* [Stated task] Write out the data below exactly as given, without any of its pictures.

* [Data segment]
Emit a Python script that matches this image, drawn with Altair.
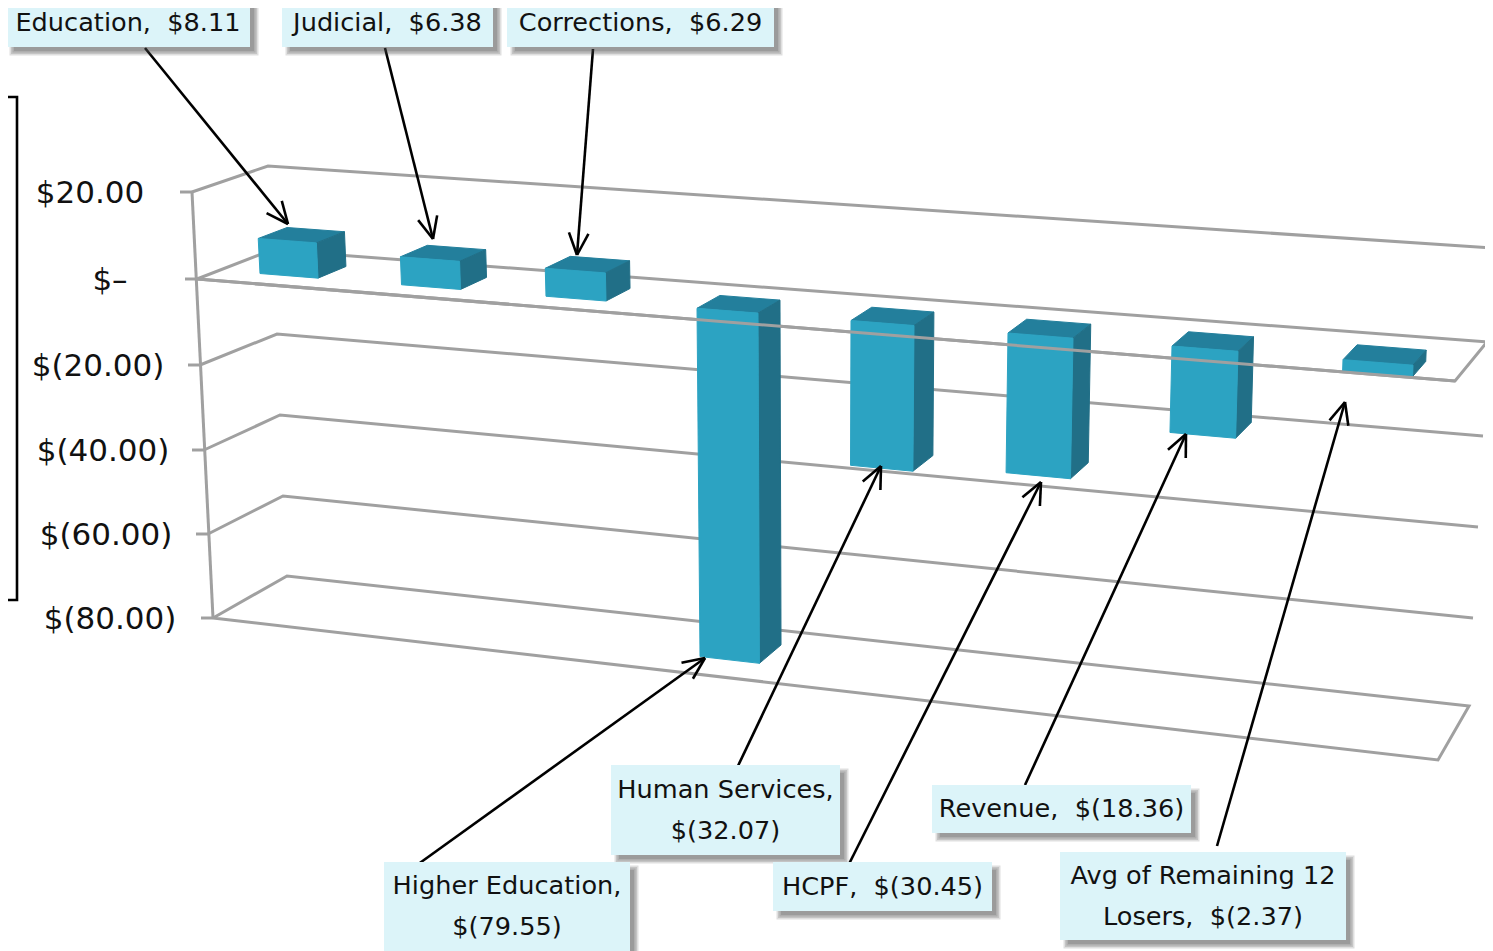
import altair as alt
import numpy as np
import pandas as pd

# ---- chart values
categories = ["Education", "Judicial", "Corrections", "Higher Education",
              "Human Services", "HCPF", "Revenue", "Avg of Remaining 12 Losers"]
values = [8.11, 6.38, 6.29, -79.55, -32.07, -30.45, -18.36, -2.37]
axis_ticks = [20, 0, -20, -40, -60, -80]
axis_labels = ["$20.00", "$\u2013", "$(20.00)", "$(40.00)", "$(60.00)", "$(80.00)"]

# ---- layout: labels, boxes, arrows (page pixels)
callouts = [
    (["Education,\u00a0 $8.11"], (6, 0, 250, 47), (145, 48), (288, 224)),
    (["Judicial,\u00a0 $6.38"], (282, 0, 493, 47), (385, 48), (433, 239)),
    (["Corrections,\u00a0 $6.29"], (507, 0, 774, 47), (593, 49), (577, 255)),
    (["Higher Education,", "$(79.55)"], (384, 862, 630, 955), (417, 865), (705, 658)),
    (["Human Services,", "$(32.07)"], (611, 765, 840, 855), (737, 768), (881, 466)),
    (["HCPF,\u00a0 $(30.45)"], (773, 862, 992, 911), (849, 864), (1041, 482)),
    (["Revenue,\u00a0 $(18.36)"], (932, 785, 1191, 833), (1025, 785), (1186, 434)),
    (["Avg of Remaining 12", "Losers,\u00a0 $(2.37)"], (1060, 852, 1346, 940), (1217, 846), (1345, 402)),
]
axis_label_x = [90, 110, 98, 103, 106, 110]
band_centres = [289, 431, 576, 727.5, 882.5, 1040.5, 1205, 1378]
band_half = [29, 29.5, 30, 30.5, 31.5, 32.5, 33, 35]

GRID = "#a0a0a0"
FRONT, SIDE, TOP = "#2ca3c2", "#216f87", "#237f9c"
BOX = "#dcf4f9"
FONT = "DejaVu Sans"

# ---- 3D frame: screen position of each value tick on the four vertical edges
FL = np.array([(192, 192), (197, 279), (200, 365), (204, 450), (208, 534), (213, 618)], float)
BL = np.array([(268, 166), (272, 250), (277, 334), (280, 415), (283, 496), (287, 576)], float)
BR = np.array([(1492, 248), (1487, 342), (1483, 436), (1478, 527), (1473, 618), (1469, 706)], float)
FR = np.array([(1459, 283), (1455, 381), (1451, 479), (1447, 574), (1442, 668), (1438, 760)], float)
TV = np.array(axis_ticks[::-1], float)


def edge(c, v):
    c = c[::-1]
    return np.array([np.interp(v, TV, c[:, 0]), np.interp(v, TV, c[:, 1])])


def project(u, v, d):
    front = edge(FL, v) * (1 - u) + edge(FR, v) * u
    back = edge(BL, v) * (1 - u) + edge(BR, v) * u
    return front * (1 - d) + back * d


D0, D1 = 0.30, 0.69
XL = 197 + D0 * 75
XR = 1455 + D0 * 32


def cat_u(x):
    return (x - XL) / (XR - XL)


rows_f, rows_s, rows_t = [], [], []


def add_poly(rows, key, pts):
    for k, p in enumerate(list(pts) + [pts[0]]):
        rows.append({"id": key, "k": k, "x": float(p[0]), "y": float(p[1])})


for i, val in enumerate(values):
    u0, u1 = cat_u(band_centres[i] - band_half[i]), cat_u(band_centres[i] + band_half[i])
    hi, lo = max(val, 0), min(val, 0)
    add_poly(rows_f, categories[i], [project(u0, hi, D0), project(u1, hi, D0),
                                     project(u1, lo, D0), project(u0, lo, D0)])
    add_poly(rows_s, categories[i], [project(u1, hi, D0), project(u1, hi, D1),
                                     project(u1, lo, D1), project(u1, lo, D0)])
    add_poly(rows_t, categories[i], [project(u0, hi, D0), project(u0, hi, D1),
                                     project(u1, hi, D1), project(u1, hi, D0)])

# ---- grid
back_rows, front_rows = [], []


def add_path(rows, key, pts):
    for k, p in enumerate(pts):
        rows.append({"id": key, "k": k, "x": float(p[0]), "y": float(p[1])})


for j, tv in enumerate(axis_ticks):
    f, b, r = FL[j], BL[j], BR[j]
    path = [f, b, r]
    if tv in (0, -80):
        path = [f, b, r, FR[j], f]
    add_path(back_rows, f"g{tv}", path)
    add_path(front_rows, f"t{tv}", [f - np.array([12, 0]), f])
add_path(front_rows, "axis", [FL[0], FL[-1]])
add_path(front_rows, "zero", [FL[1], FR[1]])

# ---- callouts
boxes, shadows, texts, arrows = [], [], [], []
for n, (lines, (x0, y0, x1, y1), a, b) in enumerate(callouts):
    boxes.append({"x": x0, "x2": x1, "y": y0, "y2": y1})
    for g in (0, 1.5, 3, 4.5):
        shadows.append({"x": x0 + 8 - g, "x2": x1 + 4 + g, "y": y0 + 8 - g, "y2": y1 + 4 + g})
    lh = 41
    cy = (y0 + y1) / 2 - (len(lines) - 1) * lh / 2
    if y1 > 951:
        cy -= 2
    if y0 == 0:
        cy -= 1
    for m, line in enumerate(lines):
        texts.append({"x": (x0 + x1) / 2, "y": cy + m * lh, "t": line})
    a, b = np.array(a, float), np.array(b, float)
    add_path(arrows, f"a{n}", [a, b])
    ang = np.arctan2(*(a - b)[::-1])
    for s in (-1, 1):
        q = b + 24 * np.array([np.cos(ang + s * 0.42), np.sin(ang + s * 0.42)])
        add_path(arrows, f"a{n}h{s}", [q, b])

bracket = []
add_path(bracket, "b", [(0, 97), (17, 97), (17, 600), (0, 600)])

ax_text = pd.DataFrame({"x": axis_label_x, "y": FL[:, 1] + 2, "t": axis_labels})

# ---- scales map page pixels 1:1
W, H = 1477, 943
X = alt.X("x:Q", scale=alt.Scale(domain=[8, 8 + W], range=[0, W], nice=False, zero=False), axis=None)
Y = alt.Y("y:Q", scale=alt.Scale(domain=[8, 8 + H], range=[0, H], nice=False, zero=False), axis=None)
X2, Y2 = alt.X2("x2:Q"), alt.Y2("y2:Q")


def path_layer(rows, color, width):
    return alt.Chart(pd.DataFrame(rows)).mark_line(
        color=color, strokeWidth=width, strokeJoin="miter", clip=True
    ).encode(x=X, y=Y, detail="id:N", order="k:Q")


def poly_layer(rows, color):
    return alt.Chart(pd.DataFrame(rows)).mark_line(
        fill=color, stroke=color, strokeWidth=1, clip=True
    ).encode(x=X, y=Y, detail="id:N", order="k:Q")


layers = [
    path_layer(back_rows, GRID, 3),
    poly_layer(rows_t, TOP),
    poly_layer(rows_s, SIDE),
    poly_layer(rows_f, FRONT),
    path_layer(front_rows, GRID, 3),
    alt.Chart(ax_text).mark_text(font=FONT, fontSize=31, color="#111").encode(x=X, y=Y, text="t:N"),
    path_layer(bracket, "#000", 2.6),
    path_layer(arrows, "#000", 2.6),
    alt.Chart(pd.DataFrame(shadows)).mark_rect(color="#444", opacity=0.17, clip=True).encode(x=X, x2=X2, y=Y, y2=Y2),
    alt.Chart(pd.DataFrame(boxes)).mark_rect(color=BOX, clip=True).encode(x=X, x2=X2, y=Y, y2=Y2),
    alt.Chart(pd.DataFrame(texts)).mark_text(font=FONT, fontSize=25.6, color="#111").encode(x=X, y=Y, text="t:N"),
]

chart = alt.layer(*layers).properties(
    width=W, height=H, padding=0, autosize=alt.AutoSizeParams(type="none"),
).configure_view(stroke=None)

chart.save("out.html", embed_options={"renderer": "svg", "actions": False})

* [Solved problem]
Emit a Python script that matches this image, drawn with Altair.
import altair as alt
import numpy as np
import pandas as pd

# ---- chart values
categories = ["Education", "Judicial", "Corrections", "Higher Education",
              "Human Services", "HCPF", "Revenue", "Avg of Remaining 12 Losers"]
values = [8.11, 6.38, 6.29, -79.55, -32.07, -30.45, -18.36, -2.37]
axis_ticks = [20, 0, -20, -40, -60, -80]
axis_labels = ["$20.00", "$\u2013", "$(20.00)", "$(40.00)", "$(60.00)", "$(80.00)"]

# ---- layout: labels, boxes, arrows (page pixels)
callouts = [
    (["Education,\u00a0 $8.11"], (6, 0, 250, 47), (145, 48), (288, 224)),
    (["Judicial,\u00a0 $6.38"], (282, 0, 493, 47), (385, 48), (433, 239)),
    (["Corrections,\u00a0 $6.29"], (507, 0, 774, 47), (593, 49), (577, 255)),
    (["Higher Education,", "$(79.55)"], (384, 862, 630, 955), (417, 865), (705, 658)),
    (["Human Services,", "$(32.07)"], (611, 765, 840, 855), (737, 768), (881, 466)),
    (["HCPF,\u00a0 $(30.45)"], (773, 862, 992, 911), (849, 864), (1041, 482)),
    (["Revenue,\u00a0 $(18.36)"], (932, 785, 1191, 833), (1025, 785), (1186, 434)),
    (["Avg of Remaining 12", "Losers,\u00a0 $(2.37)"], (1060, 852, 1346, 940), (1217, 846), (1345, 402)),
]
axis_label_x = [90, 110, 98, 103, 106, 110]
band_centres = [289, 431, 576, 727.5, 882.5, 1040.5, 1205, 1378]
band_half = [29, 29.5, 30, 30.5, 31.5, 32.5, 33, 35]

GRID = "#a0a0a0"
FRONT, SIDE, TOP = "#2ca3c2", "#216f87", "#237f9c"
BOX = "#dcf4f9"
FONT = "DejaVu Sans"

# ---- 3D frame: screen position of each value tick on the four vertical edges
FL = np.array([(192, 192), (197, 279), (200, 365), (204, 450), (208, 534), (213, 618)], float)
BL = np.array([(268, 166), (272, 250), (277, 334), (280, 415), (283, 496), (287, 576)], float)
BR = np.array([(1492, 248), (1487, 342), (1483, 436), (1478, 527), (1473, 618), (1469, 706)], float)
FR = np.array([(1459, 283), (1455, 381), (1451, 479), (1447, 574), (1442, 668), (1438, 760)], float)
TV = np.array(axis_ticks[::-1], float)


def edge(c, v):
    c = c[::-1]
    return np.array([np.interp(v, TV, c[:, 0]), np.interp(v, TV, c[:, 1])])


def project(u, v, d):
    front = edge(FL, v) * (1 - u) + edge(FR, v) * u
    back = edge(BL, v) * (1 - u) + edge(BR, v) * u
    return front * (1 - d) + back * d


D0, D1 = 0.30, 0.69
XL = 197 + D0 * 75
XR = 1455 + D0 * 32


def cat_u(x):
    return (x - XL) / (XR - XL)


rows_f, rows_s, rows_t = [], [], []


def add_poly(rows, key, pts):
    for k, p in enumerate(list(pts) + [pts[0]]):
        rows.append({"id": key, "k": k, "x": float(p[0]), "y": float(p[1])})


for i, val in enumerate(values):
    u0, u1 = cat_u(band_centres[i] - band_half[i]), cat_u(band_centres[i] + band_half[i])
    hi, lo = max(val, 0), min(val, 0)
    add_poly(rows_f, categories[i], [project(u0, hi, D0), project(u1, hi, D0),
                                     project(u1, lo, D0), project(u0, lo, D0)])
    add_poly(rows_s, categories[i], [project(u1, hi, D0), project(u1, hi, D1),
                                     project(u1, lo, D1), project(u1, lo, D0)])
    add_poly(rows_t, categories[i], [project(u0, hi, D0), project(u0, hi, D1),
                                     project(u1, hi, D1), project(u1, hi, D0)])

# ---- grid
back_rows, front_rows = [], []


def add_path(rows, key, pts):
    for k, p in enumerate(pts):
        rows.append({"id": key, "k": k, "x": float(p[0]), "y": float(p[1])})


for j, tv in enumerate(axis_ticks):
    f, b, r = FL[j], BL[j], BR[j]
    path = [f, b, r]
    if tv in (0, -80):
        path = [f, b, r, FR[j], f]
    add_path(back_rows, f"g{tv}", path)
    add_path(front_rows, f"t{tv}", [f - np.array([12, 0]), f])
add_path(front_rows, "axis", [FL[0], FL[-1]])
add_path(front_rows, "zero", [FL[1], FR[1]])

# ---- callouts
boxes, shadows, texts, arrows = [], [], [], []
for n, (lines, (x0, y0, x1, y1), a, b) in enumerate(callouts):
    boxes.append({"x": x0, "x2": x1, "y": y0, "y2": y1})
    for g in (0, 1.5, 3, 4.5):
        shadows.append({"x": x0 + 8 - g, "x2": x1 + 4 + g, "y": y0 + 8 - g, "y2": y1 + 4 + g})
    lh = 41
    cy = (y0 + y1) / 2 - (len(lines) - 1) * lh / 2
    if y1 > 951:
        cy -= 2
    if y0 == 0:
        cy -= 1
    for m, line in enumerate(lines):
        texts.append({"x": (x0 + x1) / 2, "y": cy + m * lh, "t": line})
    a, b = np.array(a, float), np.array(b, float)
    add_path(arrows, f"a{n}", [a, b])
    ang = np.arctan2(*(a - b)[::-1])
    for s in (-1, 1):
        q = b + 24 * np.array([np.cos(ang + s * 0.42), np.sin(ang + s * 0.42)])
        add_path(arrows, f"a{n}h{s}", [q, b])

bracket = []
add_path(bracket, "b", [(0, 97), (17, 97), (17, 600), (0, 600)])

ax_text = pd.DataFrame({"x": axis_label_x, "y": FL[:, 1] + 2, "t": axis_labels})

# ---- scales map page pixels 1:1
W, H = 1477, 943
X = alt.X("x:Q", scale=alt.Scale(domain=[8, 8 + W], range=[0, W], nice=False, zero=False), axis=None)
Y = alt.Y("y:Q", scale=alt.Scale(domain=[8, 8 + H], range=[0, H], nice=False, zero=False), axis=None)
X2, Y2 = alt.X2("x2:Q"), alt.Y2("y2:Q")


def path_layer(rows, color, width):
    return alt.Chart(pd.DataFrame(rows)).mark_line(
        color=color, strokeWidth=width, strokeJoin="miter", clip=True
    ).encode(x=X, y=Y, detail="id:N", order="k:Q")


def poly_layer(rows, color):
    return alt.Chart(pd.DataFrame(rows)).mark_line(
        fill=color, stroke=color, strokeWidth=1, clip=True
    ).encode(x=X, y=Y, detail="id:N", order="k:Q")


layers = [
    path_layer(back_rows, GRID, 3),
    poly_layer(rows_t, TOP),
    poly_layer(rows_s, SIDE),
    poly_layer(rows_f, FRONT),
    path_layer(front_rows, GRID, 3),
    alt.Chart(ax_text).mark_text(font=FONT, fontSize=31, color="#111").encode(x=X, y=Y, text="t:N"),
    path_layer(bracket, "#000", 2.6),
    path_layer(arrows, "#000", 2.6),
    alt.Chart(pd.DataFrame(shadows)).mark_rect(color="#444", opacity=0.17, clip=True).encode(x=X, x2=X2, y=Y, y2=Y2),
    alt.Chart(pd.DataFrame(boxes)).mark_rect(color=BOX, clip=True).encode(x=X, x2=X2, y=Y, y2=Y2),
    alt.Chart(pd.DataFrame(texts)).mark_text(font=FONT, fontSize=25.6, color="#111").encode(x=X, y=Y, text="t:N"),
]

chart = alt.layer(*layers).properties(
    width=W, height=H, padding=0, autosize=alt.AutoSizeParams(type="none"),
).configure_view(stroke=None)

chart.save("out.html", embed_options={"renderer": "svg", "actions": False})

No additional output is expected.